Monday, June 10, 2013
This month on the New Yorker Fiction podcast, Robert Coover reads Italo Calvino‘s short story “The Daughters of the Moon.” In his conversation with New Yorker fiction editor Deborah Treisman, Coover says he teaches this story to expand his students’ understanding of straight narrative. It’s a rule-breaking story that feels both ancient and modern and covers many topics. Chief among these is waste and consumption.
In this world where every object was thrown away at the slightest sign of breakage or aging, at the first dent or stain, and replaced with a new and perfect substitute, there was just one false note, one shadow: the moon. It wandered through the sky naked, corroded, and gray, more and more alien to the world down here, a hangover from a way of being that was now outdated.
Have a listen and check it out for yourself.
Monday, May 20, 2013
This week’s Moth podcast deals with life, death and trash.
Friday, May 17, 2013
Eco Brooklyn Inc. is a contracting, landscape and design firm run by Gennaro Brooks-Church, who relies nearly exclusively on reclaimed materials and coined the phrase “Build it Forward.” In the corporate world, “Live the Brand” is a phrase you hear a lot. Brooks-Church embodies the concept.
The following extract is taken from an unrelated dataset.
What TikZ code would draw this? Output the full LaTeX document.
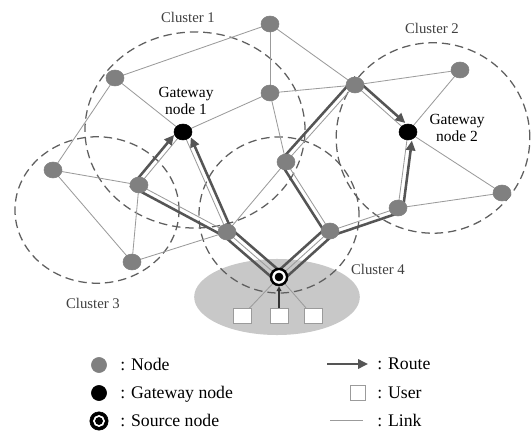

He and his family live in an ever-improving green show house implementing and testing creative ways to eliminate waste (grey water systems), breath second and third lives into discarded building materials (beautiful reclaimed wood floors, an old fire escape fashioned into stairs), and create a space connected to the neighborhood and local environment (a natural pool). A while back, I took a tour of this whimsical space complete with a roof garden and bee hives, a project by RoofCoOnline.com.
Photo via ecobrooklyn.com
Ever since, I have followed the company Facebook page, where I recently learned they have stocked their pond with local fish and frogs. Track new projects undertaken by Brooks-Church and his team of interns via social media, or schedule a tour and head over to Gowanus to check it out for yourself.
Monday, April 15, 2013
World renowned chef Marcus Samuelsson has a blog and you should read it. In a recent post entitled “By the Numbers: Food Waste” he shares key stats on our wasteful nation as well as four great recipes for using up leftovers.
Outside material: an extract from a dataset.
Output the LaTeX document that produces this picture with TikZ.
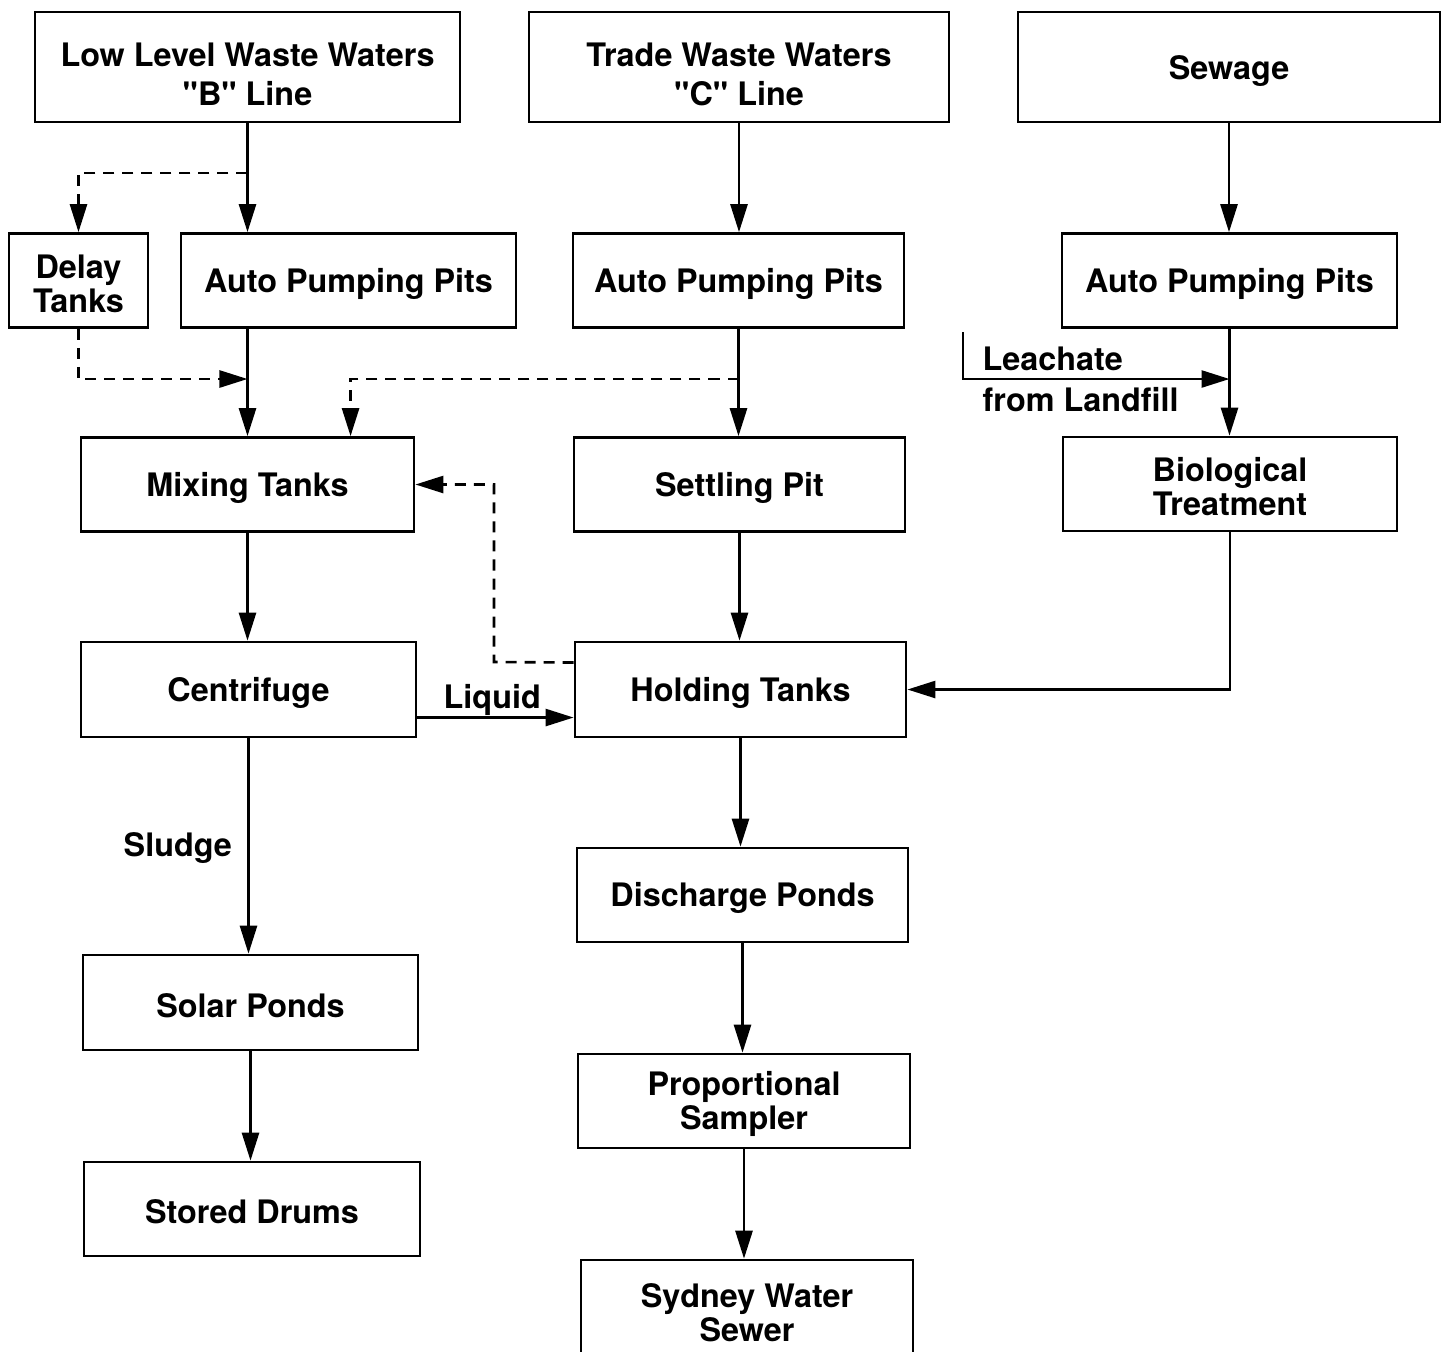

In addition to advocating freezing, composting, cooking with wine and saving bread for various recipes, Samuelsson imparts one recipe each for a delicious-sounding soup, salad, slaw and taco. I love this combination of recipe ideas as a mantra for anyone with a bit left over after a meal—especially tacos. I often make soups or salads out of surplus dinner party fare, but tacos just make leftovers sound more fun!
The whole post reminds me of my grandmother who, borrowing from the tradition of Samuelsson‘s home of Sweden, would occasionally declare a smorgasbord lunch. She would empty out the fridge and put out little bits of this and that, some served cold and some served hot, left over from the amazing array of gourmet offerings created in her farm kitchen each week.
Sunday, April 14, 2013
“The world sends us garbage. We send back music.”
If you haven’t already, watch this video. Then head over to Kickstarter to ensure this trashtastic documentary is widely released.
Tuesday, February 19, 2013
Do The Green Thing has a fantastic Facebook page where they routinely post such wonderful finds as this array of pockets upcyled as wall-mounted storage.
via Do the Green Thing
Having just moved apartments and hemorrhaged my savings into a range of unforeseen costs and untold hours of unregulated Etsy surfing, I find this DIY project utterly charming. It reminds me of that kids book, Katy No-Pocket written by Emmy Payne and illustrated by the same dude who drew Curious George. Did you have that one growing up? It’s about a kangaroo who has no pocket with which to tote her kid. She consults other animals about how they carry around their babies before scoring a sweet pocket-covered apron from a handyman. I am sure there is an important conversation to be had about the White-man-saves-the-day theme, but man did little me dig that apron.